• INSTRUCTIONS FOR THE TASK:
Begin with the first line of the material and write out each line exactly, ending with the line that contains "275, 306, 336];". Pictures are not part of the copy.

• INFORMATION SHOWN:

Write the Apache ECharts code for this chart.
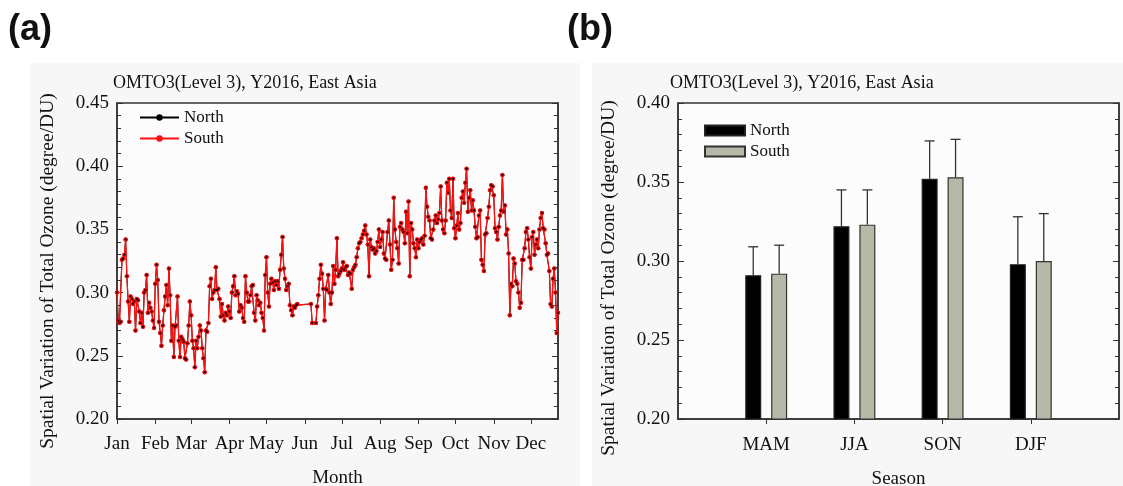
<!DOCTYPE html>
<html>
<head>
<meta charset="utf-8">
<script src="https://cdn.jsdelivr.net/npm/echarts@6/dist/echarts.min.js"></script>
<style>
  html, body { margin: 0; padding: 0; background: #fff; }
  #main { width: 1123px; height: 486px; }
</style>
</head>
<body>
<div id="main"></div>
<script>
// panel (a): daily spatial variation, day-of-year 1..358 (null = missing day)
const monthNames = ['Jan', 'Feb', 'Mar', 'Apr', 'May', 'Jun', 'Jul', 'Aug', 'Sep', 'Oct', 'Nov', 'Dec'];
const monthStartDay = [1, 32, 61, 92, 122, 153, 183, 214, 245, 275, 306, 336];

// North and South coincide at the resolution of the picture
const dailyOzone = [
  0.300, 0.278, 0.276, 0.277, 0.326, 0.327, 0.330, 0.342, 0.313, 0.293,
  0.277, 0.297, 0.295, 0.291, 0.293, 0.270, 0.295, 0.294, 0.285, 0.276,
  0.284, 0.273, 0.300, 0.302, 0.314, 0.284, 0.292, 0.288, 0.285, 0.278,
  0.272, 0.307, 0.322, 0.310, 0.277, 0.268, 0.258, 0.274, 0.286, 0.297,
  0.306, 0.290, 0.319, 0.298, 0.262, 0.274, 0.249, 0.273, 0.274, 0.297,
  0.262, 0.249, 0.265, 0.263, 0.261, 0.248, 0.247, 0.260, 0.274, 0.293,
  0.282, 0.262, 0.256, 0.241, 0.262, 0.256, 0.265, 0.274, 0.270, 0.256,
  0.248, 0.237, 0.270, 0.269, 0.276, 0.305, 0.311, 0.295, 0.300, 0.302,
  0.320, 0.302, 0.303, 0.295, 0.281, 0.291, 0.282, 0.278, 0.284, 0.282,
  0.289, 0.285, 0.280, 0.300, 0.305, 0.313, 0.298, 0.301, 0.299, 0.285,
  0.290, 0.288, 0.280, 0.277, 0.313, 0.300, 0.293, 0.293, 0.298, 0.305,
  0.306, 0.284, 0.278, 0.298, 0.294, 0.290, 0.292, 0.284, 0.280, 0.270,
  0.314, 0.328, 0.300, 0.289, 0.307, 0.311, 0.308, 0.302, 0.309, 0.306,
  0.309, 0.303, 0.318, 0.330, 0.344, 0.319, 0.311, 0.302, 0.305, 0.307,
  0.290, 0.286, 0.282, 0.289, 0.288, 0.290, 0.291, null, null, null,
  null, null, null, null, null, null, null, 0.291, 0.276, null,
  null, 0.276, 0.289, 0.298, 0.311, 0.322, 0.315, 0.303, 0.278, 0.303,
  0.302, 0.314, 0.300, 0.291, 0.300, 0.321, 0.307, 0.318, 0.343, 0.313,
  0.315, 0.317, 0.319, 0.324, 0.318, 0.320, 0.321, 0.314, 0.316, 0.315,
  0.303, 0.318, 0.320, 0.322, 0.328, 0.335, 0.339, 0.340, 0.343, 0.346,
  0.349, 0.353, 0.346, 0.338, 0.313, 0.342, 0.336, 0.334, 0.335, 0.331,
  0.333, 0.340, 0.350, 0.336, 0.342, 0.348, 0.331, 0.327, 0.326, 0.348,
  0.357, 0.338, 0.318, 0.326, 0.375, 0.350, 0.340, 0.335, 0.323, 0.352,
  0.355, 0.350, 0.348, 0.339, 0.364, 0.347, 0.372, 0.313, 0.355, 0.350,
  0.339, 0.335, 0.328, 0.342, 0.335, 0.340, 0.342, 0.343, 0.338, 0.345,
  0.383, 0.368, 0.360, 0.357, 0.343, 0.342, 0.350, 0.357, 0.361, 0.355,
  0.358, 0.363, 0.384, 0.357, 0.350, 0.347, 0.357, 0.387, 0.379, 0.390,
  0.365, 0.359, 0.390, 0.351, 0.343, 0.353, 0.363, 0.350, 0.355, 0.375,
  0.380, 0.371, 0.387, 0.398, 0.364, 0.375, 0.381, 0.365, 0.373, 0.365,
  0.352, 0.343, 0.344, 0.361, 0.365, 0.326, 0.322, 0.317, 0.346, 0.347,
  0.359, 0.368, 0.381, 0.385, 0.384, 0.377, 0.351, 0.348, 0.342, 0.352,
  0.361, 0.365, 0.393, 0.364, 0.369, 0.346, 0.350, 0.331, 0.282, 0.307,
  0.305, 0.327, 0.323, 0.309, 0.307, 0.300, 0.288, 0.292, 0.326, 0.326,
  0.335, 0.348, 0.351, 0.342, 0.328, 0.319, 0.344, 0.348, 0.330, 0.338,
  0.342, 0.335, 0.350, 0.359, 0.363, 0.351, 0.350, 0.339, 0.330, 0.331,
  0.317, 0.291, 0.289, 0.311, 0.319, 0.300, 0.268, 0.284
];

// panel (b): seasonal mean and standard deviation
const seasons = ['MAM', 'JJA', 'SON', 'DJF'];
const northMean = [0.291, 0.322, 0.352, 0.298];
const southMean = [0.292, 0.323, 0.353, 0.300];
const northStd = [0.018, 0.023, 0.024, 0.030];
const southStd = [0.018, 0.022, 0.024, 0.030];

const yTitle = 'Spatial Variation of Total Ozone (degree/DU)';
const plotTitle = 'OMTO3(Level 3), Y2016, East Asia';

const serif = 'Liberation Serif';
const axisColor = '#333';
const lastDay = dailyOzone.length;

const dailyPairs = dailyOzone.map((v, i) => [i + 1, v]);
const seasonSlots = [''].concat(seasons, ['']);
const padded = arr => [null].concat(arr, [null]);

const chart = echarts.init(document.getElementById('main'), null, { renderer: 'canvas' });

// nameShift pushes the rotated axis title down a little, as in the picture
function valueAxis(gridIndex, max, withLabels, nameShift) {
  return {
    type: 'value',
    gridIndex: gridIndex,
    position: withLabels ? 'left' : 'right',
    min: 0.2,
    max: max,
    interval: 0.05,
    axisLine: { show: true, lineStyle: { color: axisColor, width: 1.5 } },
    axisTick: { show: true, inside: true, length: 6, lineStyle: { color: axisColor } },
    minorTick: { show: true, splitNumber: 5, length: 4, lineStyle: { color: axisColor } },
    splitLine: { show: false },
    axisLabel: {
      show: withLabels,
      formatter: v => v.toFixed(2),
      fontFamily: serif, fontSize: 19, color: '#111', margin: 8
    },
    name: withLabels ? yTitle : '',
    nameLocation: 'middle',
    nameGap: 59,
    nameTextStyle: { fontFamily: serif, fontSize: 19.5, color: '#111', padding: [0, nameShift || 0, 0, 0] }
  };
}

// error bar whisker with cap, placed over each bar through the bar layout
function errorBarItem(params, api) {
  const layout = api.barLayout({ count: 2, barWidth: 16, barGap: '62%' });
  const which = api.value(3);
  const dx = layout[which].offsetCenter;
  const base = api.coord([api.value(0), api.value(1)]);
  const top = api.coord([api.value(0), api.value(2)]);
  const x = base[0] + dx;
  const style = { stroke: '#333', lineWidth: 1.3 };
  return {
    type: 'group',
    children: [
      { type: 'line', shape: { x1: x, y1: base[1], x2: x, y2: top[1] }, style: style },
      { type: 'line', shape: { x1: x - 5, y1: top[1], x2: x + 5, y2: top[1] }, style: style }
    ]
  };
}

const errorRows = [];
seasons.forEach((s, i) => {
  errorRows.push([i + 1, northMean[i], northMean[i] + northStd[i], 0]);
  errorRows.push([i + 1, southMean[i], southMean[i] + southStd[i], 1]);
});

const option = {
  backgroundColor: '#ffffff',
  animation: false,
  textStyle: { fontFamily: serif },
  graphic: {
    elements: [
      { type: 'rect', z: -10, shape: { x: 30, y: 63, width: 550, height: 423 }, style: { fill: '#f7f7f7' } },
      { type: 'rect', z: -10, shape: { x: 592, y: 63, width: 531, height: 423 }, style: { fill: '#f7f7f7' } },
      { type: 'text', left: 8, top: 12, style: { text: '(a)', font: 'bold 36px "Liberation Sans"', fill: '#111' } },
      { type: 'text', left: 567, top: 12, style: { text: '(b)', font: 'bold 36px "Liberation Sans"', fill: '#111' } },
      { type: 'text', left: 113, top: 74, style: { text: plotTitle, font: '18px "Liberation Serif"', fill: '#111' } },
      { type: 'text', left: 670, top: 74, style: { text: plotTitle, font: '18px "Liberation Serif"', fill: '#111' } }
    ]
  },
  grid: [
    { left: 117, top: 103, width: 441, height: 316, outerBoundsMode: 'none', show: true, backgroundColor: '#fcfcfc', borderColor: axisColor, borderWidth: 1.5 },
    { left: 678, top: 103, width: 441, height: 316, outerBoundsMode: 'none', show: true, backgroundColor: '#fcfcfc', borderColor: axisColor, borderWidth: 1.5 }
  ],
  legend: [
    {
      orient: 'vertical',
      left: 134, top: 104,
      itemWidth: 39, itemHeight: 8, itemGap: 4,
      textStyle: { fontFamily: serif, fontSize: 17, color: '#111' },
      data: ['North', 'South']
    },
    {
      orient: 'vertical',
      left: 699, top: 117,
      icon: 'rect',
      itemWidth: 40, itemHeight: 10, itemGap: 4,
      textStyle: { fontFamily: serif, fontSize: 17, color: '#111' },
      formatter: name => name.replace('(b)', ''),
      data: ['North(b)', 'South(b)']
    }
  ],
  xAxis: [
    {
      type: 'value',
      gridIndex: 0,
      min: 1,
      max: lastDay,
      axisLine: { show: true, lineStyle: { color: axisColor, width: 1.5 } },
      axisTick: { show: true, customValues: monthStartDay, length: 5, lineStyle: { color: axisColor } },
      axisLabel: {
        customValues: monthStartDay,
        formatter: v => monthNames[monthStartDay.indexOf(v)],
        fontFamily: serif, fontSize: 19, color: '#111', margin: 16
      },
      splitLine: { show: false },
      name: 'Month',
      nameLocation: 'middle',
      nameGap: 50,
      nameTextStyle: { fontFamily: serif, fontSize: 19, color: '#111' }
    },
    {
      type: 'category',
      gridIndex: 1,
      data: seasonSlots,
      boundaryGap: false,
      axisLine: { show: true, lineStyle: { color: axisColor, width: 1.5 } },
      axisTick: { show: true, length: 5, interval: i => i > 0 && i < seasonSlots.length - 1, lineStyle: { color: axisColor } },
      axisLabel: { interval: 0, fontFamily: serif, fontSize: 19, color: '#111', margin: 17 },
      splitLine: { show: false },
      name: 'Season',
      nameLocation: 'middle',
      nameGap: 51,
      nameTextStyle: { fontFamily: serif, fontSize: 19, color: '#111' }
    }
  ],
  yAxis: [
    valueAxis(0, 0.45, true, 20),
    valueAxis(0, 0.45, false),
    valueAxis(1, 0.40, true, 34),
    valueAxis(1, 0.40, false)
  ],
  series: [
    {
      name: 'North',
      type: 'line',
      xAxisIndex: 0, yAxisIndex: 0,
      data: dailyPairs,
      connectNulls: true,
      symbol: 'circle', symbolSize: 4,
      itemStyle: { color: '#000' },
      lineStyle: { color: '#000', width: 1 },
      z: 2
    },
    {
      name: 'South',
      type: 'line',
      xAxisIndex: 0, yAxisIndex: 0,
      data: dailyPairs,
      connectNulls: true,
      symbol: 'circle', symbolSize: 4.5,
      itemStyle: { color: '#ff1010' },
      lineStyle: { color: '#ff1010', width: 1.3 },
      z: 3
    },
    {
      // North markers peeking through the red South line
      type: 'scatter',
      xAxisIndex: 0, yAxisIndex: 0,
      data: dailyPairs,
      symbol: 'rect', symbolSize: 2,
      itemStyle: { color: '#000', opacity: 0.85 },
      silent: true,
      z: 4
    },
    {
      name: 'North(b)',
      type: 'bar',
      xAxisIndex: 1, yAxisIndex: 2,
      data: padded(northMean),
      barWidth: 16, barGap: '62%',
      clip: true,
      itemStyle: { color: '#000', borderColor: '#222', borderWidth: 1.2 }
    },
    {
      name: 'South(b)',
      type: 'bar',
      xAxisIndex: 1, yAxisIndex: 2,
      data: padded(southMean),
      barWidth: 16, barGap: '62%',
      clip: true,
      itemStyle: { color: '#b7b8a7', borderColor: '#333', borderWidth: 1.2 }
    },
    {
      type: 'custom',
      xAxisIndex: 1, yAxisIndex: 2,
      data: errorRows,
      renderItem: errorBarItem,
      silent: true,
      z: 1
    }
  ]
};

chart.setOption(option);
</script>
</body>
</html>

• SOLUTION TO THIS TASK:
Write the Apache ECharts code for this chart.
<!DOCTYPE html>
<html>
<head>
<meta charset="utf-8">
<script src="https://cdn.jsdelivr.net/npm/echarts@6/dist/echarts.min.js"></script>
<style>
  html, body { margin: 0; padding: 0; background: #fff; }
  #main { width: 1123px; height: 486px; }
</style>
</head>
<body>
<div id="main"></div>
<script>
// panel (a): daily spatial variation, day-of-year 1..358 (null = missing day)
const monthNames = ['Jan', 'Feb', 'Mar', 'Apr', 'May', 'Jun', 'Jul', 'Aug', 'Sep', 'Oct', 'Nov', 'Dec'];
const monthStartDay = [1, 32, 61, 92, 122, 153, 183, 214, 245, 275, 306, 336];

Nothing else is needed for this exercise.